- **Direction**: Print nothing but the lines from the start of the listing below through the line that contains "x0(d.cat) + ',0)')". Do not include the pictures.

- **Supplied data**:
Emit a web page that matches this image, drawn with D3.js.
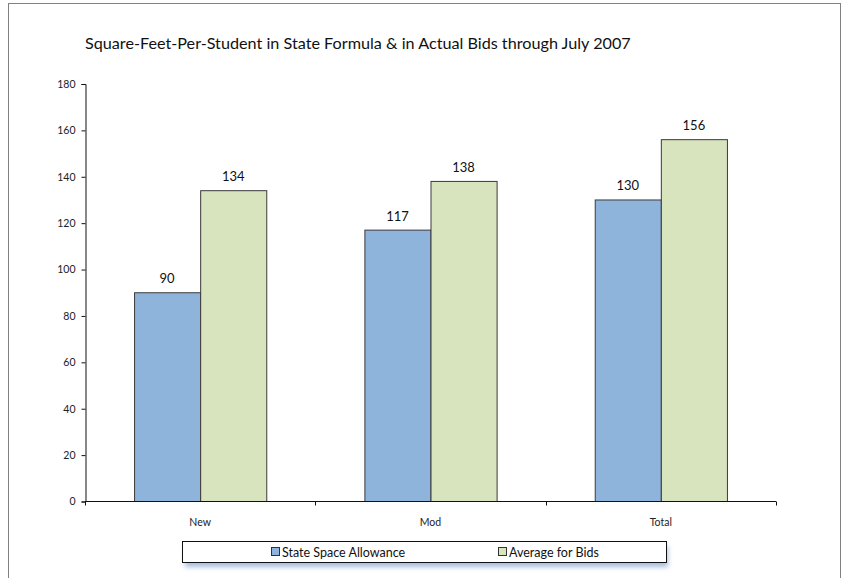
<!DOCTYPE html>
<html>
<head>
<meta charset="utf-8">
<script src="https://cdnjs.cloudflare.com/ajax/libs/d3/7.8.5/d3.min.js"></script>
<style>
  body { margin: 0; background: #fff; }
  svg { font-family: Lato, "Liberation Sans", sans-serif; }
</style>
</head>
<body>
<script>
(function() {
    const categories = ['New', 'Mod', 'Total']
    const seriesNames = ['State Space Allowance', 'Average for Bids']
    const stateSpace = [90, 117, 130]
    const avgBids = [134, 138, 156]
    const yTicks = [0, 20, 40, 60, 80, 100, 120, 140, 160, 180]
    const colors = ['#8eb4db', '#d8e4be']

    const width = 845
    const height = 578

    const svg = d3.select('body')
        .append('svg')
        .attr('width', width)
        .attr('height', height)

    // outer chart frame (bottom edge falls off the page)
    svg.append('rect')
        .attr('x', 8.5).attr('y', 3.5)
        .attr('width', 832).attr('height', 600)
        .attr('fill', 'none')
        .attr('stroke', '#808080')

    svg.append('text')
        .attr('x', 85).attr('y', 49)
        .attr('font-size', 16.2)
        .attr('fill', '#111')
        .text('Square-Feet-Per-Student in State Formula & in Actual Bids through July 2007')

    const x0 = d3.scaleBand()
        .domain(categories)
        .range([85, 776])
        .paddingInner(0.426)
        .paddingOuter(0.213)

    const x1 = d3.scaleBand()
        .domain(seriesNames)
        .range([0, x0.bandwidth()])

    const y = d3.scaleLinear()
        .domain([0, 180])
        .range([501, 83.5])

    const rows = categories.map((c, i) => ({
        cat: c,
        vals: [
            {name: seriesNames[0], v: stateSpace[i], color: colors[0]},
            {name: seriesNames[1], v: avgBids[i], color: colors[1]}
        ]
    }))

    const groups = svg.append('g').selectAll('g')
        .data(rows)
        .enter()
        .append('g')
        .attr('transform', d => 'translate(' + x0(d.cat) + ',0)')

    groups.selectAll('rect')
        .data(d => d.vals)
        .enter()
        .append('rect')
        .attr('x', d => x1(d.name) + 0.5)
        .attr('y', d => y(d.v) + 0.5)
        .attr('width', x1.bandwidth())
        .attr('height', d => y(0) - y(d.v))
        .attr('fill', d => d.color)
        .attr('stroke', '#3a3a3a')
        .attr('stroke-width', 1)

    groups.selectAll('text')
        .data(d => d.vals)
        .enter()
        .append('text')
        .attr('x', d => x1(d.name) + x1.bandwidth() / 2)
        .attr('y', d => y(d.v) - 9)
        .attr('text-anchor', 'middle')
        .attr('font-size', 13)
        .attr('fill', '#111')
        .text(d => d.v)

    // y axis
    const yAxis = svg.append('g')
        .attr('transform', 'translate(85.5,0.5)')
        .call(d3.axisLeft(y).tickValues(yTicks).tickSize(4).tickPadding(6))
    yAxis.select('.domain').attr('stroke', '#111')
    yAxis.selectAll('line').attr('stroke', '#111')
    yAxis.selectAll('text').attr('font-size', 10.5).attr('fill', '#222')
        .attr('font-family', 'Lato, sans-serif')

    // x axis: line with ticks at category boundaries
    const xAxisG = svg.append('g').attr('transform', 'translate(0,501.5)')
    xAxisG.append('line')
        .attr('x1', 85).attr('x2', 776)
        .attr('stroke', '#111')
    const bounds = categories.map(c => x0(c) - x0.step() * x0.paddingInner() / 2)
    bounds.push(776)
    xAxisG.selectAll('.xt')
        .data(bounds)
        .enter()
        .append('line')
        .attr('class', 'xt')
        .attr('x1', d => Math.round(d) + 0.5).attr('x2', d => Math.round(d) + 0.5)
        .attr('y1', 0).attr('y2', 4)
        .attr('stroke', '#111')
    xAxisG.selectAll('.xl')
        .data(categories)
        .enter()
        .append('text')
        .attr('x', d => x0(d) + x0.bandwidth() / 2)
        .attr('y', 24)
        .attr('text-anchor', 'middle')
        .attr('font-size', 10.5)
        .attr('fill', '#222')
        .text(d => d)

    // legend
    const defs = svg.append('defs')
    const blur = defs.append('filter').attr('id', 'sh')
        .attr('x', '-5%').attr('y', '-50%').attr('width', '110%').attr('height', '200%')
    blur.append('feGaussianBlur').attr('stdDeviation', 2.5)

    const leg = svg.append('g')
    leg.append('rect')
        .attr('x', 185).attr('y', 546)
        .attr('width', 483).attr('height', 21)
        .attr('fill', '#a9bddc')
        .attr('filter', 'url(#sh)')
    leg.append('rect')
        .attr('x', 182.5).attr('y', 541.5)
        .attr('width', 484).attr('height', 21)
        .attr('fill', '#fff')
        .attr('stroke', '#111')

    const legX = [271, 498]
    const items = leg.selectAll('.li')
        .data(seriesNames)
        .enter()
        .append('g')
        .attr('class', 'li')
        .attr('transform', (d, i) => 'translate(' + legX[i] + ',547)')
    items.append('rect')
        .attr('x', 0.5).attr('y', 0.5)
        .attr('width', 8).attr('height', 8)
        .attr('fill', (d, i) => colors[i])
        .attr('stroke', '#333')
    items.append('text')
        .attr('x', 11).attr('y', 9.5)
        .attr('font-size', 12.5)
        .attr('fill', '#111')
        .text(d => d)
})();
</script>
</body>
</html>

- **Task result**:
Emit a web page that matches this image, drawn with D3.js.
<!DOCTYPE html>
<html>
<head>
<meta charset="utf-8">
<script src="https://cdnjs.cloudflare.com/ajax/libs/d3/7.8.5/d3.min.js"></script>
<style>
  body { margin: 0; background: #fff; }
  svg { font-family: Lato, "Liberation Sans", sans-serif; }
</style>
</head>
<body>
<script>
(function() {
    const categories = ['New', 'Mod', 'Total']
    const seriesNames = ['State Space Allowance', 'Average for Bids']
    const stateSpace = [90, 117, 130]
    const avgBids = [134, 138, 156]
    const yTicks = [0, 20, 40, 60, 80, 100, 120, 140, 160, 180]
    const colors = ['#8eb4db', '#d8e4be']

    const width = 845
    const height = 578

    const svg = d3.select('body')
        .append('svg')
        .attr('width', width)
        .attr('height', height)

    // outer chart frame (bottom edge falls off the page)
    svg.append('rect')
        .attr('x', 8.5).attr('y', 3.5)
        .attr('width', 832).attr('height', 600)
        .attr('fill', 'none')
        .attr('stroke', '#808080')

    svg.append('text')
        .attr('x', 85).attr('y', 49)
        .attr('font-size', 16.2)
        .attr('fill', '#111')
        .text('Square-Feet-Per-Student in State Formula & in Actual Bids through July 2007')

    const x0 = d3.scaleBand()
        .domain(categories)
        .range([85, 776])
        .paddingInner(0.426)
        .paddingOuter(0.213)

    const x1 = d3.scaleBand()
        .domain(seriesNames)
        .range([0, x0.bandwidth()])

    const y = d3.scaleLinear()
        .domain([0, 180])
        .range([501, 83.5])

    const rows = categories.map((c, i) => ({
        cat: c,
        vals: [
            {name: seriesNames[0], v: stateSpace[i], color: colors[0]},
            {name: seriesNames[1], v: avgBids[i], color: colors[1]}
        ]
    }))

    const groups = svg.append('g').selectAll('g')
        .data(rows)
        .enter()
        .append('g')
        .attr('transform', d => 'translate(' + x0(d.cat) + ',0)')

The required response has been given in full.